Saturday, February 29, 2020

In 2002, Our Singles-Issue Cover Model Was the Future First Lady of the United States
By Christopher Bonanos

Melania is the one on the right. Photo: New York Magazine

New York Media Press Room

REREAD FEB. 27, 2020

New York Magazine has, over the years, published quite a few issues devoted to single life and dating, often around Valentine’s Day. In February 2002 — a few months after the 9/11 attacks, when first responders, especially those of the FDNY, were on everyone’s mind — our editors had the last-minute idea of recreating Alfred Eisenstaedt’s 1945 photograph of the sailor and nurse in Times Square on V-J Day. The photographer Firooz Zahedi, on barely any notice, made the picture you see here. The guy was not a model in costume but a real New York City firefighter (and part-time model) named Daniel T. Keane; the young woman was, similarly, hired from a modeling agency. These days, the image perhaps seems a little corny — even if you set aside the contemporary controversy about Eisenstaedt’s original — although we will note that it accurately reflects the sentiment of the time. That, however, is not what is most interesting about it.
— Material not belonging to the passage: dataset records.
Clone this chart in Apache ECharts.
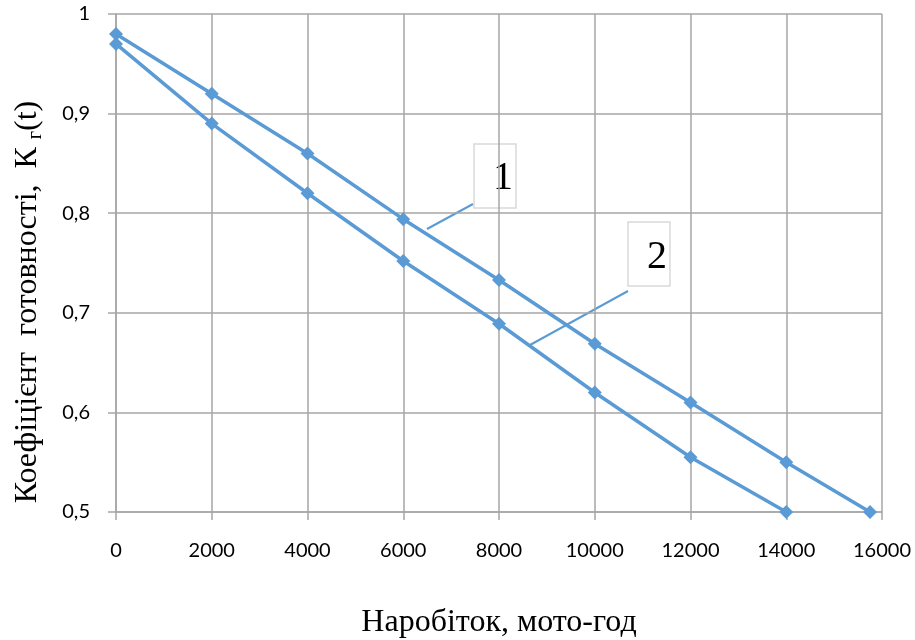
<!DOCTYPE html>
<html>
<head>
<meta charset="utf-8">
<script src="https://cdn.jsdelivr.net/npm/echarts@6/dist/echarts.min.js"></script>
<style>html,body{margin:0;padding:0;background:#fff}#c{width:915px;height:640px}</style>
</head>
<body>
<div id="c"></div>
<script>
const hours1 = [0, 2000, 4000, 6000, 8000, 10000, 12000, 14000, 15750];
const kg1 = [0.98, 0.92, 0.86, 0.794, 0.733, 0.669, 0.61, 0.55, 0.5];
const hours2 = [0, 2000, 4000, 6000, 8000, 10000, 12000, 14000];
const kg2 = [0.97, 0.89, 0.82, 0.752, 0.689, 0.62, 0.555, 0.5];
const seriesLabels = ['1', '2'];

const color = '#5b9bd5';
const chart = echarts.init(document.getElementById('c'));
function pts(xs, ys){ return xs.map((x,i)=>[x, ys[i]]); }
const serif = '"Liberation Serif", "DejaVu Serif", serif';
const sans = 'Lato, "Open Sans", sans-serif';

chart.setOption({
  animation: false,
  grid: {left: 116, right: 33, top: 14, bottom: 128, containLabel: false, outerBoundsMode: 'none'},
  xAxis: {
    type: 'value', min: 0, max: 16000, interval: 2000,
    name: 'Наробіток, мото-год', nameLocation: 'middle', nameGap: 95,
    nameTextStyle: {fontFamily: serif, fontSize: 32, color: '#000'},
    axisLine: {show: true, lineStyle: {color: '#a6a6a6', width: 1.5}},
    axisTick: {show: true, inside: false, length: 8, lineStyle: {color: '#a6a6a6', width: 1.5}},
    splitLine: {show: true, lineStyle: {color: '#a6a6a6', width: 1.5}},
    axisLabel: {margin: 29, fontFamily: sans, fontSize: 20, color: '#000', formatter: v => String(v)}
  },
  yAxis: {
    type: 'value', min: 0.5, max: 1, interval: 0.1,
    axisLine: {show: true, lineStyle: {color: '#a6a6a6', width: 1.5}},
    axisTick: {show: true, inside: false, length: 8, lineStyle: {color: '#a6a6a6', width: 1.5}},
    splitLine: {show: true, lineStyle: {color: '#a6a6a6', width: 1.5}},
    axisLabel: {margin: 26, fontFamily: sans, fontSize: 20, color: '#000',
      formatter: v => (Math.round(v*10)/10).toString().replace('.', ',')}
  },
  series: [
    {name: seriesLabels[0], type: 'line', data: pts(hours1, kg1), symbol: 'diamond', symbolSize: 14,
     lineStyle: {color: color, width: 3.5}, itemStyle: {color: color}},
    {name: seriesLabels[1], type: 'line', data: pts(hours2, kg2), symbol: 'diamond', symbolSize: 14,
     lineStyle: {color: color, width: 3.5}, itemStyle: {color: color}}
  ],
  graphic: [
    {type: 'text', x: 28, y: 302, rotation: Math.PI/2,
     style: {text: '{a|Коефіцієнт  готовності,  К }{s|г}{a|(t)}', align: 'center', verticalAlign: 'middle',
       rich: {a: {fontFamily: serif, fontSize: 32, color: '#000'},
              s: {fontFamily: serif, fontSize: 20, color: '#000', padding: [16, 0, 0, 0]}}}},
    {type: 'line', shape: {x1: 473, y1: 204, x2: 427, y2: 229}, style: {stroke: color, lineWidth: 2}},
    {type: 'line', shape: {x1: 628, y1: 291, x2: 530, y2: 345}, style: {stroke: color, lineWidth: 2}},
    {type: 'rect', shape: {x: 474, y: 144, width: 42, height: 64}, style: {fill: '#fff', stroke: '#d9d9d9', lineWidth: 1.5}},
    {type: 'text', x: 503, y: 178, style: {text: seriesLabels[0], align: 'center', verticalAlign: 'middle', fontFamily: serif, fontSize: 40, fill: '#000'}},
    {type: 'rect', shape: {x: 628, y: 222, width: 42, height: 64}, style: {fill: '#fff', stroke: '#d9d9d9', lineWidth: 1.5}},
    {type: 'text', x: 657, y: 257, style: {text: seriesLabels[1], align: 'center', verticalAlign: 'middle', fontFamily: serif, fontSize: 40, fill: '#000'}}
  ]
});
</script>
</body>
</html>
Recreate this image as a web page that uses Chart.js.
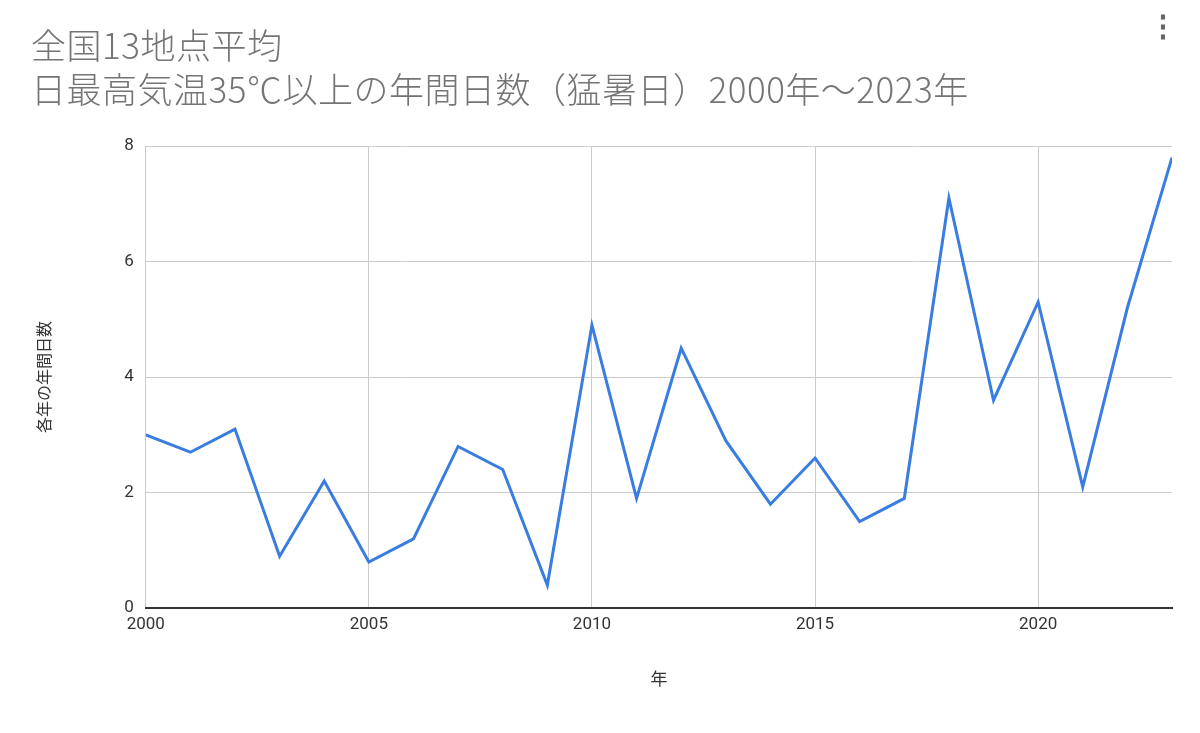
<!DOCTYPE html>
<html><head><meta charset="utf-8">
<script src="https://cdn.jsdelivr.net/npm/chart.js@4"></script>
<style>
body{margin:0;background:#fff;font-family:Roboto,"Noto Sans CJK JP",sans-serif}
#wrap{position:relative;width:1200px;height:733px}
#title{position:absolute;left:31px;top:22px;color:#757575;font-size:35px;line-height:44px;font-family:"Noto Sans CJK JP",Roboto,sans-serif;font-weight:300;letter-spacing:0.5px}
#dots{position:absolute;right:22px;top:8px;color:#666;font-size:30px;font-weight:bold}
canvas{position:absolute;left:0;top:0}
</style></head><body>
<div id="wrap">
<canvas id="c" width="1200" height="733"></canvas>
<div id="title">全国13地点平均<br>日最高気温35℃以上の年間日数（猛暑日）2000年～2023年</div>
<div id="dots">⋮</div>
</div>
<script>
const years = [2000,2001,2002,2003,2004,2005,2006,2007,2008,2009,2010,2011,2012,2013,2014,2015,2016,2017,2018,2019,2020,2021,2022,2023];
const days = [3.0,2.7,3.1,0.9,2.2,0.8,1.2,2.8,2.4,0.4,4.9,1.9,4.5,2.9,1.8,2.6,1.5,1.9,7.1,3.6,5.3,2.1,5.2,7.8];
const font = { family: 'Roboto, "Noto Sans CJK JP", sans-serif', size: 17 };

new Chart(document.getElementById('c'), {
    type: 'line',
    data: {
        datasets: [{
            data: years.map((y, i) => ({ x: y, y: days[i] })),
            borderColor: '#3a7de0',
            borderWidth: 3,
            pointRadius: 0,
            tension: 0
        }]
    },
    options: {
        responsive: false,
        animation: false,
        layout: { padding: { top: 146, left: 32, right: 28, bottom: 38 } },
        plugins: { legend: { display: false }, tooltip: { enabled: false } },
        scales: {
            x: {
                type: 'linear', min: 2000, max: 2023,
                afterBuildTicks: s => { s.ticks = s.ticks.filter(t => t.value % 5 === 0); },
                ticks: { stepSize: 5, color: '#333', font, callback: v => String(v), padding: 6 },
                grid: { color: '#ccc', drawTicks: false },
                border: { color: '#333', width: 2 },
                title: { display: true, text: '年', color: '#333', font, padding: { top: 30 } }
            },
            y: {
                min: 0, max: 8,
                ticks: { stepSize: 2, color: '#333', font, padding: 12 },
                grid: { color: '#ccc', drawTicks: false },
                border: { display: false },
                title: { display: true, text: '各年の年間日数', color: '#333', font: { ...font, size: 16 }, padding: { bottom: 57 } }
            }
        }
    }
});
</script>
</body></html>
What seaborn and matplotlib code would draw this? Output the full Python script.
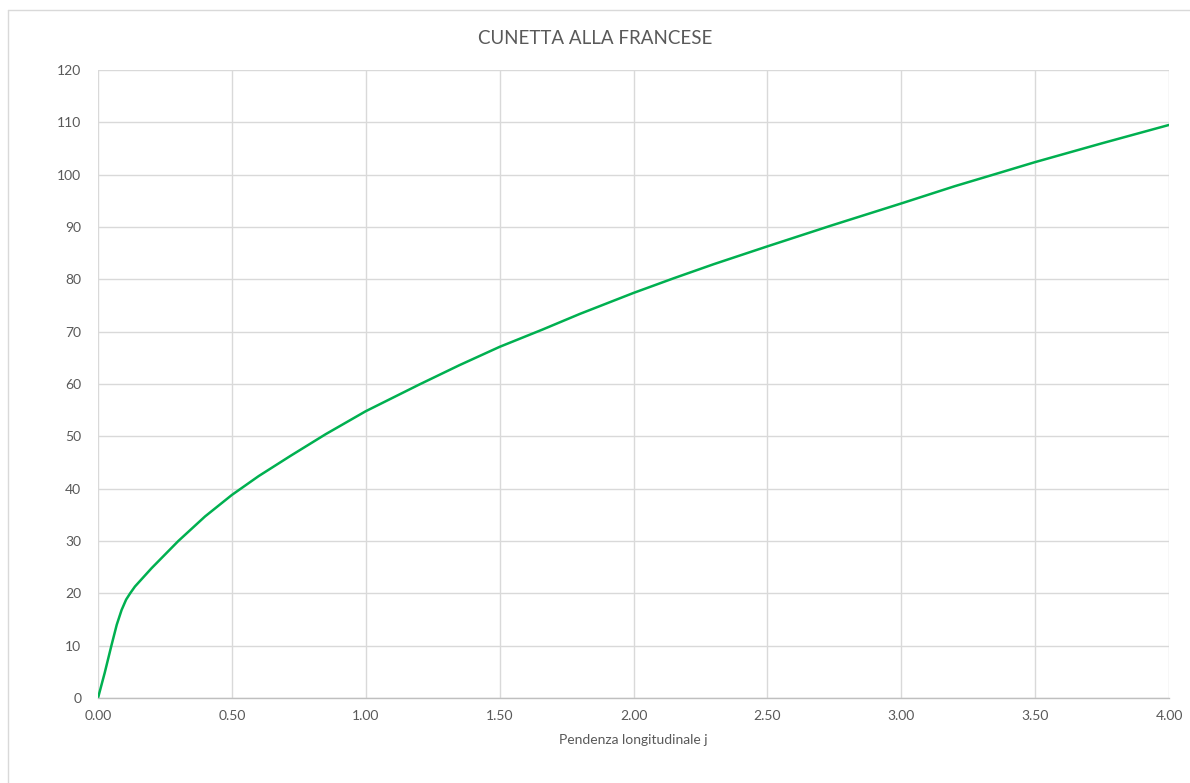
import numpy as np
import pandas as pd
import matplotlib
matplotlib.use("Agg")
import matplotlib.pyplot as plt
import seaborn as sns
from matplotlib.lines import Line2D

# values
pendenza = [0.0, 0.025, 0.05, 0.07, 0.088, 0.105, 0.12, 0.138, 0.2, 0.3, 0.4, 0.5, 0.6,
            0.72, 0.85, 1.0, 1.2, 1.35, 1.5, 1.66, 1.8, 2.0, 2.15, 2.3, 2.5,
            2.74, 3.0, 3.2, 3.37, 3.5, 3.75, 4.0]
portata = [0.0, 4.8, 10.0, 14.0, 16.8, 18.8, 20.0, 21.3, 24.8, 30.0, 34.7, 38.8, 42.4,
           46.3, 50.4, 54.8, 59.9, 63.6, 67.1, 70.4, 73.4, 77.4, 80.2, 82.9, 86.3,
           90.3, 94.5, 97.8, 100.4, 102.4, 106.0, 109.5]
x_ticks = [0.0, 0.5, 1.0, 1.5, 2.0, 2.5, 3.0, 3.5, 4.0]
y_ticks = list(range(0, 121, 10))

df = pd.DataFrame({"j": pendenza, "Q": portata})

sns.set_style("white")
plt.rcParams["font.family"] = ["Lato", "DejaVu Sans"]

fig = plt.figure(figsize=(11.9, 7.83), dpi=100)
ax = fig.add_axes([98 / 1190, 1 - 698 / 783, (1169 - 98) / 1190, (698 - 70) / 783])

sns.lineplot(data=df, x="j", y="Q", ax=ax, color="#00B050", linewidth=1.8,
             solid_joinstyle="round", solid_capstyle="round")

ax.set_xlim(0, 4)
ax.set_ylim(0, 120)
ax.set_xticks(x_ticks)
ax.set_xticklabels([f"{v:.2f}" for v in x_ticks])
ax.set_yticks(y_ticks)
ax.grid(True, color="#D9D9D9", linewidth=1)
ax.set_axisbelow(True)
for side in ["top", "right", "left"]:
    ax.spines[side].set_visible(False)
ax.spines["bottom"].set_color("#BFBFBF")
ax.spines["bottom"].set_linewidth(1)
ax.tick_params(axis="both", length=0, labelsize=10, colors="#595959")
ax.tick_params(axis="y", pad=12)
ax.tick_params(axis="x", pad=9)

ax.set_xlabel("Pendenza longitudinale j", fontsize=10, color="#595959", labelpad=8)
ax.set_ylabel("")
fig.text(0.5, 1 - 38 / 783, "CUNETTA ALLA FRANCESE", ha="center", va="center",
         fontsize=13.5, color="#595959")

# chart area border (left and top visible)
fig.add_artist(Line2D([8 / 1190, 8 / 1190], [0, 1 - 10 / 783], transform=fig.transFigure,
                      color="#D9D9D9", linewidth=1))
fig.add_artist(Line2D([8 / 1190, 1], [1 - 10 / 783, 1 - 10 / 783], transform=fig.transFigure,
                      color="#D9D9D9", linewidth=1))

fig.savefig("out.png", dpi=100, facecolor="white")
plt.close(fig)
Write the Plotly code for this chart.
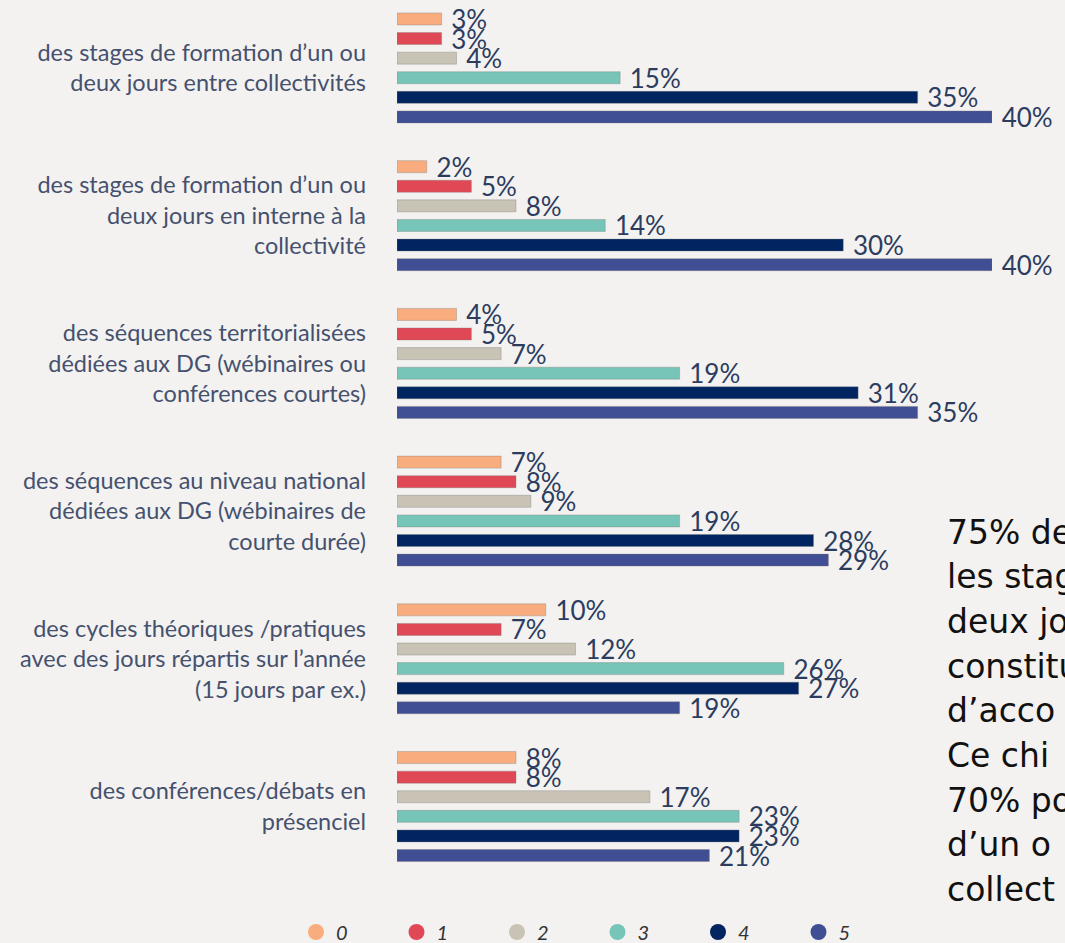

Recently, the journalist Matt Haber learned (via this Flickr post) something that we at New York had forgotten: The female model we’d hired was a pretty young Slovenian named Melania Knauss, who had been dating a New York real-estate developer on and off for several years, and married him a couple of years after that. We did not, at the time, expect to be working with the future First Lady of the United States. But we were.

Photo: New York Magazine

This past week, Haber called up Keane, who is now an FDNY battalion chief and remembers the shoot well. “The person who was doing my hair and makeup, they said, ‘Do you know who that is?’” he recalls. “I don’t know any models, I really wasn’t into the scene. And they said, ‘That’s Melania Knauss… That’s Donald Trump’s girlfriend.’ And I said, ‘Oh, okay.’” As he recalls it, they struck the pose “a couple hundred times” for the camera. Caroline Miller, who was New York’s editor back then, also offered Haber some context: “After 9/11 firefighters were the heroes of New York—they were the rock stars,” she says. “We wanted to show that.” And, she adds, “there was also the twist that she was grabbing him.”

It was not her last time on our cover, by the way: Melania appeared a second time, for a story about the Met Gala, in 2005. She’s under her own name there, and we knew about that one.